PROMPT: Transcribe each line of the records below exactly, excluding any embedded images.

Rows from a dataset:
____________
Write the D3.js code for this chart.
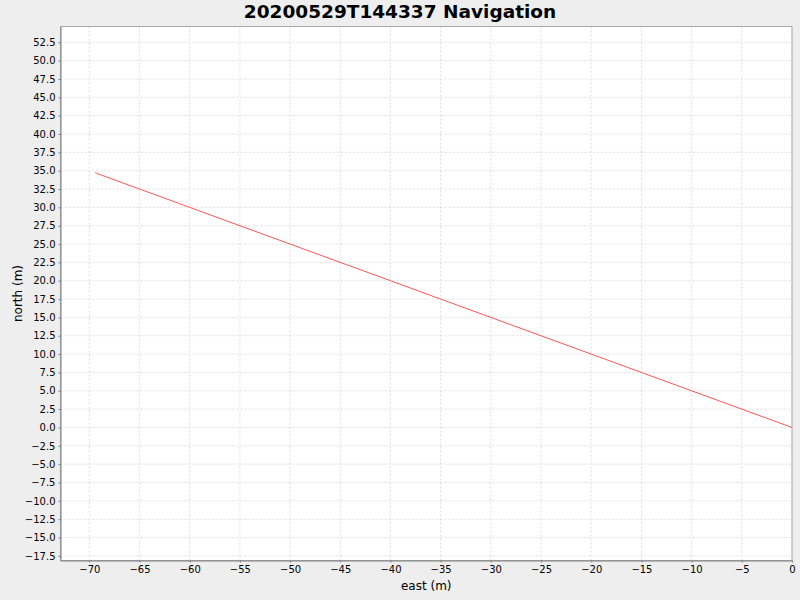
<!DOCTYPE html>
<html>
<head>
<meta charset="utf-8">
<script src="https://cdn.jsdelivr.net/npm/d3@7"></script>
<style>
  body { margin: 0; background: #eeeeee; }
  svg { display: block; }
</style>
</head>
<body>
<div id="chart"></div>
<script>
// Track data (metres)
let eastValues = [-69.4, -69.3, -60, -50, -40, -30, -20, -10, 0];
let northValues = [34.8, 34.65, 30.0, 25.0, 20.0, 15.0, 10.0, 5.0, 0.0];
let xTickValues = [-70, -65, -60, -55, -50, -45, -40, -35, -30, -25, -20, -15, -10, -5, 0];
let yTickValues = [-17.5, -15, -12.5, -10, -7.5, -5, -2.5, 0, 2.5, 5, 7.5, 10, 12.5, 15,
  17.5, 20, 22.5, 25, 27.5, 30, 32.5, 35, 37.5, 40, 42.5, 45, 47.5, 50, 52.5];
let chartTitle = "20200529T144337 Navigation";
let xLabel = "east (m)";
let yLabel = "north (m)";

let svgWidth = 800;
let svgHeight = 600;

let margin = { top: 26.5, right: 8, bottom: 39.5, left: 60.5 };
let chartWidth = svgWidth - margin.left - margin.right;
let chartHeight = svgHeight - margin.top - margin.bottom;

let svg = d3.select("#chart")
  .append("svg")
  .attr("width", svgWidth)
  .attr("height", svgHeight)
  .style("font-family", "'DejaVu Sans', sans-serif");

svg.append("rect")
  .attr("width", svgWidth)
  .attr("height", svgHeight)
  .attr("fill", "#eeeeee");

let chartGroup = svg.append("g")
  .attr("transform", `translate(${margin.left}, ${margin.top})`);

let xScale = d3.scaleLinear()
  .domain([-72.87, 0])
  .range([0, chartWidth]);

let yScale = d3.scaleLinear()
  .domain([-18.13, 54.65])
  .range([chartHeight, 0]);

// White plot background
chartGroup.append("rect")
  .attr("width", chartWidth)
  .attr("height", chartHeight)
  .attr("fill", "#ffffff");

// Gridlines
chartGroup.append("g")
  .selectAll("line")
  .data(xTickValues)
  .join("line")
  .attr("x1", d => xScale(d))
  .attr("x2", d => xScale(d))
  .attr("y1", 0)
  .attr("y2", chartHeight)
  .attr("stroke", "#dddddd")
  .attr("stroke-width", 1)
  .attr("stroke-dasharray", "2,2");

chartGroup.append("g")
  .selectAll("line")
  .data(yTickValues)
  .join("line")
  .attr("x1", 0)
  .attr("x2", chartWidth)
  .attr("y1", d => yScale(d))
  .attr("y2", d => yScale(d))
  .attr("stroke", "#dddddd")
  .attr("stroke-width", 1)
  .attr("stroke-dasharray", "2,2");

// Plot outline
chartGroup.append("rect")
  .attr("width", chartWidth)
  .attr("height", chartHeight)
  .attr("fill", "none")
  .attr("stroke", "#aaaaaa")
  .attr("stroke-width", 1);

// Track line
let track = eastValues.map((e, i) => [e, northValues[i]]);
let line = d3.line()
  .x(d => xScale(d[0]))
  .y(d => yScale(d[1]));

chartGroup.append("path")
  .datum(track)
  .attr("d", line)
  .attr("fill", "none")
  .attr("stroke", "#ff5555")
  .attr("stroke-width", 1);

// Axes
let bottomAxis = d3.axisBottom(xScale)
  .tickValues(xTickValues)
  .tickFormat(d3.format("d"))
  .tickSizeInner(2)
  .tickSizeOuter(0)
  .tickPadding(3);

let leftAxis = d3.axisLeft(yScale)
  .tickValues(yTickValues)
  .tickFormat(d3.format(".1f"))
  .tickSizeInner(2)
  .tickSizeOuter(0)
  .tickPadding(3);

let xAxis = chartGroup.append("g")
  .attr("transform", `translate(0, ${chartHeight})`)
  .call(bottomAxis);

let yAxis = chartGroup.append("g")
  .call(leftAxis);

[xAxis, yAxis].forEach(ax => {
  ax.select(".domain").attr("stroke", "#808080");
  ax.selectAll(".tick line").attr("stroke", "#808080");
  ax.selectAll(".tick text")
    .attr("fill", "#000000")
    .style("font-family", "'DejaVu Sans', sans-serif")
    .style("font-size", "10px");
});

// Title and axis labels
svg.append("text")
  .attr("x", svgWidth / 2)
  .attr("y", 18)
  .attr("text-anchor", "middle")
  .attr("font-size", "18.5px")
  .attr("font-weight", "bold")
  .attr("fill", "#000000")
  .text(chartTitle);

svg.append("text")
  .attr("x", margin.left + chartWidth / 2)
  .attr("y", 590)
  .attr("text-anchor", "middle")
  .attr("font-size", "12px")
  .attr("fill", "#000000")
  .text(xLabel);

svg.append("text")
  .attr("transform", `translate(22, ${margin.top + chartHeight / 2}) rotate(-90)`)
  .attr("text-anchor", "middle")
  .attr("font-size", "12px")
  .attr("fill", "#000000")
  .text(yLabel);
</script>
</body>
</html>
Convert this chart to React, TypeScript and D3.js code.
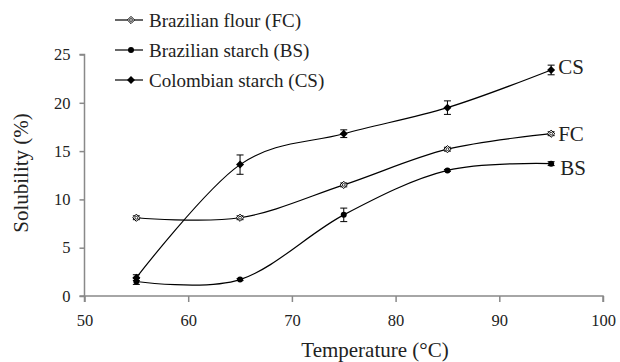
____________
FINISHED ANSWER:
Write the D3.js code for this chart.
<!DOCTYPE html>
<html>
<head>
<meta charset="utf-8">
<script src="https://cdn.jsdelivr.net/npm/d3@7"></script>
<style>
  body { margin: 0; background: #eeeeee; }
  svg { display: block; }
</style>
</head>
<body>
<div id="chart"></div>
<script>
// Track data (metres)
let eastValues = [-69.4, -69.3, -60, -50, -40, -30, -20, -10, 0];
let northValues = [34.8, 34.65, 30.0, 25.0, 20.0, 15.0, 10.0, 5.0, 0.0];
let xTickValues = [-70, -65, -60, -55, -50, -45, -40, -35, -30, -25, -20, -15, -10, -5, 0];
let yTickValues = [-17.5, -15, -12.5, -10, -7.5, -5, -2.5, 0, 2.5, 5, 7.5, 10, 12.5, 15,
  17.5, 20, 22.5, 25, 27.5, 30, 32.5, 35, 37.5, 40, 42.5, 45, 47.5, 50, 52.5];
let chartTitle = "20200529T144337 Navigation";
let xLabel = "east (m)";
let yLabel = "north (m)";

let svgWidth = 800;
let svgHeight = 600;

let margin = { top: 26.5, right: 8, bottom: 39.5, left: 60.5 };
let chartWidth = svgWidth - margin.left - margin.right;
let chartHeight = svgHeight - margin.top - margin.bottom;

let svg = d3.select("#chart")
  .append("svg")
  .attr("width", svgWidth)
  .attr("height", svgHeight)
  .style("font-family", "'DejaVu Sans', sans-serif");

svg.append("rect")
  .attr("width", svgWidth)
  .attr("height", svgHeight)
  .attr("fill", "#eeeeee");

let chartGroup = svg.append("g")
  .attr("transform", `translate(${margin.left}, ${margin.top})`);

let xScale = d3.scaleLinear()
  .domain([-72.87, 0])
  .range([0, chartWidth]);

let yScale = d3.scaleLinear()
  .domain([-18.13, 54.65])
  .range([chartHeight, 0]);

// White plot background
chartGroup.append("rect")
  .attr("width", chartWidth)
  .attr("height", chartHeight)
  .attr("fill", "#ffffff");

// Gridlines
chartGroup.append("g")
  .selectAll("line")
  .data(xTickValues)
  .join("line")
  .attr("x1", d => xScale(d))
  .attr("x2", d => xScale(d))
  .attr("y1", 0)
  .attr("y2", chartHeight)
  .attr("stroke", "#dddddd")
  .attr("stroke-width", 1)
  .attr("stroke-dasharray", "2,2");

chartGroup.append("g")
  .selectAll("line")
  .data(yTickValues)
  .join("line")
  .attr("x1", 0)
  .attr("x2", chartWidth)
  .attr("y1", d => yScale(d))
  .attr("y2", d => yScale(d))
  .attr("stroke", "#dddddd")
  .attr("stroke-width", 1)
  .attr("stroke-dasharray", "2,2");

// Plot outline
chartGroup.append("rect")
  .attr("width", chartWidth)
  .attr("height", chartHeight)
  .attr("fill", "none")
  .attr("stroke", "#aaaaaa")
  .attr("stroke-width", 1);

// Track line
let track = eastValues.map((e, i) => [e, northValues[i]]);
let line = d3.line()
  .x(d => xScale(d[0]))
  .y(d => yScale(d[1]));

chartGroup.append("path")
  .datum(track)
  .attr("d", line)
  .attr("fill", "none")
  .attr("stroke", "#ff5555")
  .attr("stroke-width", 1);

// Axes
let bottomAxis = d3.axisBottom(xScale)
  .tickValues(xTickValues)
  .tickFormat(d3.format("d"))
  .tickSizeInner(2)
  .tickSizeOuter(0)
  .tickPadding(3);

let leftAxis = d3.axisLeft(yScale)
  .tickValues(yTickValues)
  .tickFormat(d3.format(".1f"))
  .tickSizeInner(2)
  .tickSizeOuter(0)
  .tickPadding(3);

let xAxis = chartGroup.append("g")
  .attr("transform", `translate(0, ${chartHeight})`)
  .call(bottomAxis);

let yAxis = chartGroup.append("g")
  .call(leftAxis);

[xAxis, yAxis].forEach(ax => {
  ax.select(".domain").attr("stroke", "#808080");
  ax.selectAll(".tick line").attr("stroke", "#808080");
  ax.selectAll(".tick text")
    .attr("fill", "#000000")
    .style("font-family", "'DejaVu Sans', sans-serif")
    .style("font-size", "10px");
});

// Title and axis labels
svg.append("text")
  .attr("x", svgWidth / 2)
  .attr("y", 18)
  .attr("text-anchor", "middle")
  .attr("font-size", "18.5px")
  .attr("font-weight", "bold")
  .attr("fill", "#000000")
  .text(chartTitle);

svg.append("text")
  .attr("x", margin.left + chartWidth / 2)
  .attr("y", 590)
  .attr("text-anchor", "middle")
  .attr("font-size", "12px")
  .attr("fill", "#000000")
  .text(xLabel);

svg.append("text")
  .attr("transform", `translate(22, ${margin.top + chartHeight / 2}) rotate(-90)`)
  .attr("text-anchor", "middle")
  .attr("font-size", "12px")
  .attr("fill", "#000000")
  .text(yLabel);
</script>
</body>
</html>
Convert this chart to React, TypeScript and D3.js code.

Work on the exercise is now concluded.